# Objective:
Print nothing but the lines from the start of the listing below through the line that contains "marker='o', ms=10, clip_on=False, zorder=3)". Do not include the pictures.

# START OF Data block

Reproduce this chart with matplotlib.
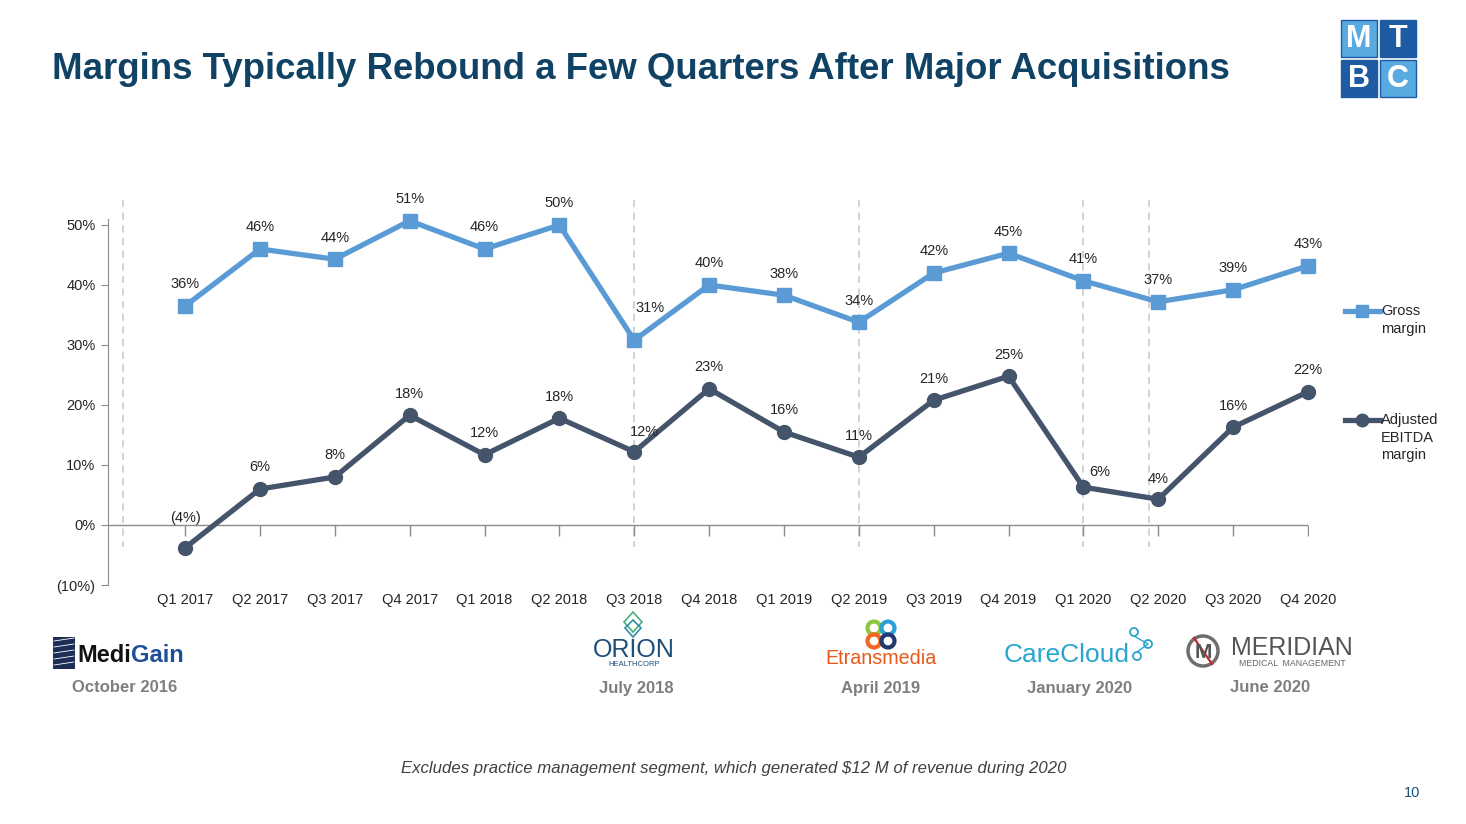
import matplotlib
matplotlib.use('Agg')
import matplotlib.pyplot as plt
from matplotlib.patches import Rectangle, Circle, Polygon

# quarterly margins, in percent
quarters = ['Q1 2017', 'Q2 2017', 'Q3 2017', 'Q4 2017', 'Q1 2018', 'Q2 2018', 'Q3 2018', 'Q4 2018',
            'Q1 2019', 'Q2 2019', 'Q3 2019', 'Q4 2019', 'Q1 2020', 'Q2 2020', 'Q3 2020', 'Q4 2020']
gross_margin = [36.5, 46.0, 44.3, 50.7, 46.0, 50.0, 30.8, 40.0, 38.3, 33.8, 42.0, 45.3, 40.7, 37.2, 39.2, 43.2]
ebitda_margin = [-3.8, 6.0, 8.0, 18.3, 11.7, 17.8, 12.2, 22.7, 15.5, 11.3, 20.8, 24.8, 6.3, 4.3, 16.3, 22.2]

# acquisitions, position measured in quarters from Q1 2017
acq_names = ['MediGain', 'Orion HealthCorp', 'Etransmedia', 'CareCloud', 'Meridian']
acq_dates = ['October 2016', 'July 2018', 'April 2019', 'January 2020', 'June 2020']
acq_quarter = [-0.83, 6.0, 9.0, 12.0, 12.87]

y_ticks = [-10, 0, 10, 20, 30, 40, 50]

W, H = 1466, 824
LIGHT = '#5B9BD5'
DARK = '#44546A'
GREY = '#8C8C8C'
TXT = '#262626'

plt.rcParams['font.family'] = ['Liberation Sans', 'DejaVu Sans']


def pct(v):
    r = int(round(v))
    return '(%d%%)' % abs(r) if r < 0 else '%d%%' % r


fig = plt.figure(figsize=(W / 100, H / 100), dpi=100)

# decoration layer in pixel coordinates
deco = fig.add_axes([0, 0, 1, 1])
deco.set_xlim(0, W)
deco.set_ylim(H, 0)
deco.axis('off')

ax = fig.add_axes([108 / W, 1 - 585 / H, 1200 / W, 366 / H])
x = list(range(len(quarters)))
ax.set_xlim(-1.03, len(quarters) - 1)
ax.set_ylim(-10, 51)

for q in acq_quarter:
    ax.plot([q, q], [54.2, -3.6], ls=(0, (4, 3)), color='#CFCFCF', lw=1.3, clip_on=False, zorder=1)

ax.axhline(0, color=GREY, lw=1, zorder=1)
ax.plot(x, [0] * len(x), ls='none', marker=3, ms=8, mew=1, color=GREY, zorder=1)

ax.plot(x, gross_margin, color=LIGHT, lw=3.8, marker='s', ms=10, clip_on=False, zorder=3)
ax.plot(x, ebitda_margin, color=DARK, lw=3.8, marker='o', ms=10, clip_on=False, zorder=3)

gross_off = {6: (11, 23)}
ebitda_off = {0: (0, 21.5), 6: (7, 14.5), 12: (11.5, 11), 13: (0, 14.5)}
for i, v in enumerate(gross_margin):
    ax.annotate(pct(v), (i, v), xytext=gross_off.get(i, (0, 15.5)), textcoords='offset points',
                ha='center', va='center', fontsize=10.5, color=TXT, zorder=4)
for i, v in enumerate(ebitda_margin):
    ax.annotate(pct(v), (i, v), xytext=ebitda_off.get(i, (0, 15.5)), textcoords='offset points',
                ha='center', va='center', fontsize=10.5, color=TXT, zorder=4)

ax.set_yticks(y_ticks)
ax.set_yticklabels(['(%d%%)' % -t if t < 0 else '%d%%' % t for t in y_ticks])
ax.set_xticks(x)
ax.set_xticklabels(quarters)
ax.tick_params(axis='y', length=5, color=GREY, labelsize=10.5, labelcolor=TXT, pad=4)
ax.tick_params(axis='x', length=0, labelsize=10.5, labelcolor=TXT, pad=6)
for s in ['top', 'right', 'bottom']:
    ax.spines[s].set_visible(False)
ax.spines['left'].set_color(GREY)
ax.patch.set_visible(False)

# legend
deco.plot([1345, 1362, 1380], [311, 311, 311], color=LIGHT, lw=3.8, marker='s', ms=9, markevery=[1])
deco.text(1381, 311, 'Gross', fontsize=10.5, color=TXT, va='center', ha='left')
deco.text(1381, 329, 'margin', fontsize=10.5, color=TXT, va='center', ha='left')
deco.plot([1345, 1362, 1380], [420, 420, 420], color=DARK, lw=3.8, marker='o', ms=9, markevery=[1])
for k, line in enumerate(['Adjusted', 'EBITDA', 'margin']):
    deco.text(1381, 420 + 17.5 * k, line, fontsize=10.5, color=TXT, va='center', ha='left')

# title
deco.text(52, 79, 'Margins Typically Rebound a Few Quarters After Major Acquisitions',
          fontsize=26.4, fontweight='bold', color='#0F4264', va='baseline', ha='left')

# MTBC logo
for (lx, ly, letter, col) in [(1341, 20, 'M', '#5AAAE2'), (1380, 20, 'T', '#1E5BA3'),
                              (1341, 60, 'B', '#1E5BA3'), (1380, 60, 'C', '#5AAAE2')]:
    deco.add_patch(Rectangle((lx, ly), 36, 37, facecolor=col, edgecolor='#1E5BA3', lw=1))
    deco.text(lx + 18, ly + 19, letter, fontsize=22, fontweight='bold', color='white',
              ha='center', va='center')

# acquisition logos (approximations)
deco.add_patch(Rectangle((53, 637), 22, 32, facecolor='#1D2D55', edgecolor='none'))
for yy in range(641, 669, 6):
    deco.plot([54, 74], [yy, yy - 3], color='white', lw=0.6)
t1 = deco.text(77, 662, 'Medi', fontsize=17, fontweight='bold', color='#111111',
               va='baseline', ha='left')
deco.annotate('Gain', xy=(1, 0), xycoords=t1, fontsize=17, fontweight='bold',
              color='#1F4E9A', va='bottom', ha='left')

deco.add_patch(Polygon([[633, 612], [642, 622], [633, 632], [624, 622]], closed=True, fill=False,
                       edgecolor='#4AAE7A', lw=1.2))
deco.add_patch(Polygon([[633, 620], [641, 628], [633, 637], [625, 628]], closed=True, fill=False,
                       edgecolor='#2D8FA8', lw=1.2))
deco.text(634, 650, 'ORION', fontsize=18, color='#1F4E79', ha='center', va='center')
deco.text(634, 665, 'HEALTHCORP', fontsize=5.5, color='#1F4E79', ha='center', va='center')

for (cx, cy, col) in [(874, 628, '#8DC63F'), (888, 628, '#2A9FD8'), (874, 641, '#F26522'),
                      (888, 641, '#1F3A6E')]:
    deco.add_patch(Circle((cx, cy), 6.5, fill=False, edgecolor=col, lw=3))
deco.text(881, 659, 'Etransmedia', fontsize=14.2, color='#E8591A', ha='center', va='center')

deco.text(1067, 655, 'CareCloud', fontsize=19, color='#2AA5CF', ha='center', va='center')
for (cx, cy) in [(1134, 632), (1148, 644), (1137, 656)]:
    deco.add_patch(Circle((cx, cy), 4, fill=False, edgecolor='#2AA5CF', lw=1.3))
deco.plot([1134, 1148, 1137], [636, 644, 652], color='#2AA5CF', lw=1)

deco.add_patch(Circle((1203, 651), 15, fill=False, edgecolor='#6E6E6E', lw=2.5))
deco.text(1203, 652, 'M', fontsize=15, fontweight='bold', color='#555555', ha='center', va='center')
deco.plot([1194, 1212], [638, 664], color='#C0282D', lw=1.6)
deco.text(1292, 648, 'MERIDIAN', fontsize=18, color='#555555', ha='center', va='center')
deco.text(1292, 664, 'MEDICAL  MANAGEMENT', fontsize=6.3, color='#666666', ha='center', va='center')

date_x = [125, 636, 881, 1080, 1270]
for dx, d in zip(date_x, acq_dates):
    deco.text(dx, 688, d, fontsize=12, fontweight='bold', color='#7F7F7F', ha='center', va='center')

deco.text(734, 768, 'Excludes practice management segment, which generated $12 M of revenue during 2020',
          fontsize=12.1, style='italic', color='#404040', ha='center', va='center')
deco.text(1420, 793, '10', fontsize=10.5, color='#1F4E79', ha='right', va='center')

fig.savefig('out.png', dpi=100)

# END OF Data block

# The response:
Reproduce this chart with matplotlib.
import matplotlib
matplotlib.use('Agg')
import matplotlib.pyplot as plt
from matplotlib.patches import Rectangle, Circle, Polygon

# quarterly margins, in percent
quarters = ['Q1 2017', 'Q2 2017', 'Q3 2017', 'Q4 2017', 'Q1 2018', 'Q2 2018', 'Q3 2018', 'Q4 2018',
            'Q1 2019', 'Q2 2019', 'Q3 2019', 'Q4 2019', 'Q1 2020', 'Q2 2020', 'Q3 2020', 'Q4 2020']
gross_margin = [36.5, 46.0, 44.3, 50.7, 46.0, 50.0, 30.8, 40.0, 38.3, 33.8, 42.0, 45.3, 40.7, 37.2, 39.2, 43.2]
ebitda_margin = [-3.8, 6.0, 8.0, 18.3, 11.7, 17.8, 12.2, 22.7, 15.5, 11.3, 20.8, 24.8, 6.3, 4.3, 16.3, 22.2]

# acquisitions, position measured in quarters from Q1 2017
acq_names = ['MediGain', 'Orion HealthCorp', 'Etransmedia', 'CareCloud', 'Meridian']
acq_dates = ['October 2016', 'July 2018', 'April 2019', 'January 2020', 'June 2020']
acq_quarter = [-0.83, 6.0, 9.0, 12.0, 12.87]

y_ticks = [-10, 0, 10, 20, 30, 40, 50]

W, H = 1466, 824
LIGHT = '#5B9BD5'
DARK = '#44546A'
GREY = '#8C8C8C'
TXT = '#262626'

plt.rcParams['font.family'] = ['Liberation Sans', 'DejaVu Sans']


def pct(v):
    r = int(round(v))
    return '(%d%%)' % abs(r) if r < 0 else '%d%%' % r


fig = plt.figure(figsize=(W / 100, H / 100), dpi=100)

# decoration layer in pixel coordinates
deco = fig.add_axes([0, 0, 1, 1])
deco.set_xlim(0, W)
deco.set_ylim(H, 0)
deco.axis('off')

ax = fig.add_axes([108 / W, 1 - 585 / H, 1200 / W, 366 / H])
x = list(range(len(quarters)))
ax.set_xlim(-1.03, len(quarters) - 1)
ax.set_ylim(-10, 51)

for q in acq_quarter:
    ax.plot([q, q], [54.2, -3.6], ls=(0, (4, 3)), color='#CFCFCF', lw=1.3, clip_on=False, zorder=1)

ax.axhline(0, color=GREY, lw=1, zorder=1)
ax.plot(x, [0] * len(x), ls='none', marker=3, ms=8, mew=1, color=GREY, zorder=1)

ax.plot(x, gross_margin, color=LIGHT, lw=3.8, marker='s', ms=10, clip_on=False, zorder=3)
ax.plot(x, ebitda_margin, color=DARK, lw=3.8, marker='o', ms=10, clip_on=False, zorder=3)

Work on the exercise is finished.